** Begin **

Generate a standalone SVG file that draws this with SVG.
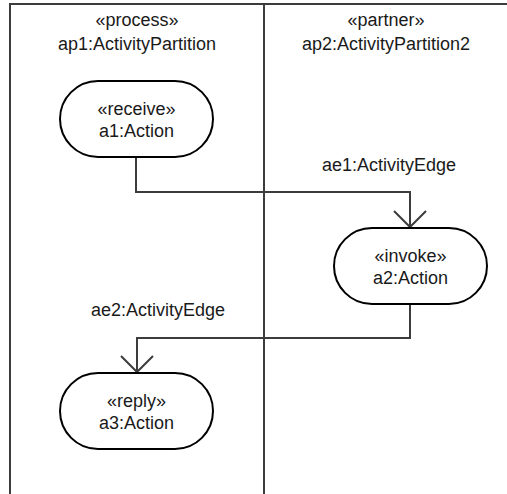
<svg xmlns="http://www.w3.org/2000/svg" width="507" height="494" viewBox="0 0 507 494">
<style>
text{font-family:"Liberation Sans",Arial,sans-serif;font-size:18px;fill:#1a1a1a;text-anchor:middle}
.frame{stroke:#3c3c3c;stroke-width:2;fill:none}
.node{fill:#fff;stroke:#000;stroke-width:2}
.edge{stroke:#3c3c3c;stroke-width:2;fill:none}
</style>
<defs>
<marker id="open" viewBox="0 0 20 34" refX="17" refY="17" markerWidth="20" markerHeight="34" markerUnits="userSpaceOnUse" orient="auto">
<path d="M1,1 L17,17 L1,33" fill="none" stroke="#3c3c3c" stroke-width="2"/>
</marker>
</defs>
<g id="frame">
<path class="frame" d="M10,494 V4 H507"/>
<line class="frame" x1="264" y1="4" x2="264" y2="494"/>
</g>
<g id="ap1">
<text x="137" y="26">«process»</text>
<text x="137" y="50">ap1:ActivityPartition</text>
</g>
<g id="ap2">
<text x="386" y="26">«partner»</text>
<text x="386" y="50">ap2:ActivityPartition2</text>
</g>
<g id="connectors">
<path class="edge" d="M136,157 V192 H410 V227" marker-end="url(#open)"/>
<text x="389" y="171">ae1:ActivityEdge</text>
<path class="edge" d="M410,304 V338 H137 V372" marker-end="url(#open)"/>
<text x="158" y="316">ae2:ActivityEdge</text>
</g>
<g id="a1">
<rect class="node" x="60" y="81" width="153" height="76" rx="38" ry="38"/>
<text x="136.5" y="115">«receive»</text>
<text x="136.5" y="137">a1:Action</text>
</g>
<g id="a2">
<rect class="node" x="334" y="228" width="153" height="76" rx="38" ry="38"/>
<text x="410.5" y="262">«invoke»</text>
<text x="410.5" y="284">a2:Action</text>
</g>
<g id="a3">
<rect class="node" x="60" y="373" width="153" height="76" rx="38" ry="38"/>
<text x="136.5" y="407">«reply»</text>
<text x="136.5" y="429">a3:Action</text>
</g>
</svg>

** End **

* _Given exercise_:
Reproduce all of the data exactly; the pictures do not belong in the copy.

* _Finished task_:
Generate a standalone SVG file that draws this with SVG.
<svg xmlns="http://www.w3.org/2000/svg" width="507" height="494" viewBox="0 0 507 494">
<style>
text{font-family:"Liberation Sans",Arial,sans-serif;font-size:18px;fill:#1a1a1a;text-anchor:middle}
.frame{stroke:#3c3c3c;stroke-width:2;fill:none}
.node{fill:#fff;stroke:#000;stroke-width:2}
.edge{stroke:#3c3c3c;stroke-width:2;fill:none}
</style>
<defs>
<marker id="open" viewBox="0 0 20 34" refX="17" refY="17" markerWidth="20" markerHeight="34" markerUnits="userSpaceOnUse" orient="auto">
<path d="M1,1 L17,17 L1,33" fill="none" stroke="#3c3c3c" stroke-width="2"/>
</marker>
</defs>
<g id="frame">
<path class="frame" d="M10,494 V4 H507"/>
<line class="frame" x1="264" y1="4" x2="264" y2="494"/>
</g>
<g id="ap1">
<text x="137" y="26">«process»</text>
<text x="137" y="50">ap1:ActivityPartition</text>
</g>
<g id="ap2">
<text x="386" y="26">«partner»</text>
<text x="386" y="50">ap2:ActivityPartition2</text>
</g>
<g id="connectors">
<path class="edge" d="M136,157 V192 H410 V227" marker-end="url(#open)"/>
<text x="389" y="171">ae1:ActivityEdge</text>
<path class="edge" d="M410,304 V338 H137 V372" marker-end="url(#open)"/>
<text x="158" y="316">ae2:ActivityEdge</text>
</g>
<g id="a1">
<rect class="node" x="60" y="81" width="153" height="76" rx="38" ry="38"/>
<text x="136.5" y="115">«receive»</text>
<text x="136.5" y="137">a1:Action</text>
</g>
<g id="a2">
<rect class="node" x="334" y="228" width="153" height="76" rx="38" ry="38"/>
<text x="410.5" y="262">«invoke»</text>
<text x="410.5" y="284">a2:Action</text>
</g>
<g id="a3">
<rect class="node" x="60" y="373" width="153" height="76" rx="38" ry="38"/>
<text x="136.5" y="407">«reply»</text>
<text x="136.5" y="429">a3:Action</text>
</g>
</svg>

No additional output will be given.